+++ Source excerpt +++
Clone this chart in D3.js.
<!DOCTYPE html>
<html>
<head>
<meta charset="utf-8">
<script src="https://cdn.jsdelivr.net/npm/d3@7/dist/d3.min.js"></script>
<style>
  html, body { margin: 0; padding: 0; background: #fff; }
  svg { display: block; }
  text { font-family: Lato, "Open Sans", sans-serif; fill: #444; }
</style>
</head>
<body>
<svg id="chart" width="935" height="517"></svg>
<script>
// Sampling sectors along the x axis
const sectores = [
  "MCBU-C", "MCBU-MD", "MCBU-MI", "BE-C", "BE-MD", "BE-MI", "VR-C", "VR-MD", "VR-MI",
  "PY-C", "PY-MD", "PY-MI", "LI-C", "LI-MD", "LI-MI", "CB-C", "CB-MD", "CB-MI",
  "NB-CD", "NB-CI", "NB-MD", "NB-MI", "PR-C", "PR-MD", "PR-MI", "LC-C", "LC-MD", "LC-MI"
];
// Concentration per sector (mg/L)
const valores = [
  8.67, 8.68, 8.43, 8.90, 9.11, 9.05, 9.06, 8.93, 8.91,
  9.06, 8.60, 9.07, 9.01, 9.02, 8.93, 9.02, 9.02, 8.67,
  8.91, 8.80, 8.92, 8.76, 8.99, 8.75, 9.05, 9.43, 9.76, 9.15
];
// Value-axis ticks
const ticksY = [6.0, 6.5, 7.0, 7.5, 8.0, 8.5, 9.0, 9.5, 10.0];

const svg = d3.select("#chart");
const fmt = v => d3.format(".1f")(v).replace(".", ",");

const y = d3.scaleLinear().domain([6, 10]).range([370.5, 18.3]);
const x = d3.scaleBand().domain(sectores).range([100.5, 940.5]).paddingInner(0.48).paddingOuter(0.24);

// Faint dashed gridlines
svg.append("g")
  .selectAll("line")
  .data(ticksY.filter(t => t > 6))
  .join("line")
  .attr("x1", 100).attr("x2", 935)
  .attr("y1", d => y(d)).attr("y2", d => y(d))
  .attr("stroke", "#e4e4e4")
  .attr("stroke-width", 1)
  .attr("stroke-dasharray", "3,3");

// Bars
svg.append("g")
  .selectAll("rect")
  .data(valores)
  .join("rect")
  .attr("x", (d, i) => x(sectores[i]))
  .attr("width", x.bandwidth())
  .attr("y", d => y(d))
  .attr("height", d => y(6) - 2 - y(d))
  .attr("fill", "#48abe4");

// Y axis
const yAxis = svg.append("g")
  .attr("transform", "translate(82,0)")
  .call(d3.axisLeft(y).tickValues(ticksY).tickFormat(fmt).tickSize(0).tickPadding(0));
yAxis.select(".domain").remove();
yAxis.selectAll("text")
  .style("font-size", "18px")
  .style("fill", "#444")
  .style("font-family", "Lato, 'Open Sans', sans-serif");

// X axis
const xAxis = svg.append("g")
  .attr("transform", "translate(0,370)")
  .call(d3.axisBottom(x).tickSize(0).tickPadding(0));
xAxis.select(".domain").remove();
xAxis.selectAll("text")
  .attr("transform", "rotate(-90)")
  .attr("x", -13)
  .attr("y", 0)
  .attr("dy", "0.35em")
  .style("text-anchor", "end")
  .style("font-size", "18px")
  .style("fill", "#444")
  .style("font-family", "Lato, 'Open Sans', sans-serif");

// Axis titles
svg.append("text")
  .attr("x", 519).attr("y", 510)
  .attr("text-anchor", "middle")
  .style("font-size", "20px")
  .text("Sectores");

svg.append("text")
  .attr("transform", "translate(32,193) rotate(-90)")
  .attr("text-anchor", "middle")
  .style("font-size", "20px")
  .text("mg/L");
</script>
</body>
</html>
+++
- _Written exercise_: Copy every line above in which the string "chart" shows up.

- _Answer to the exercise_:
Clone this chart in D3.js.
<svg id="chart" width="935" height="517"></svg>
const svg = d3.select("#chart");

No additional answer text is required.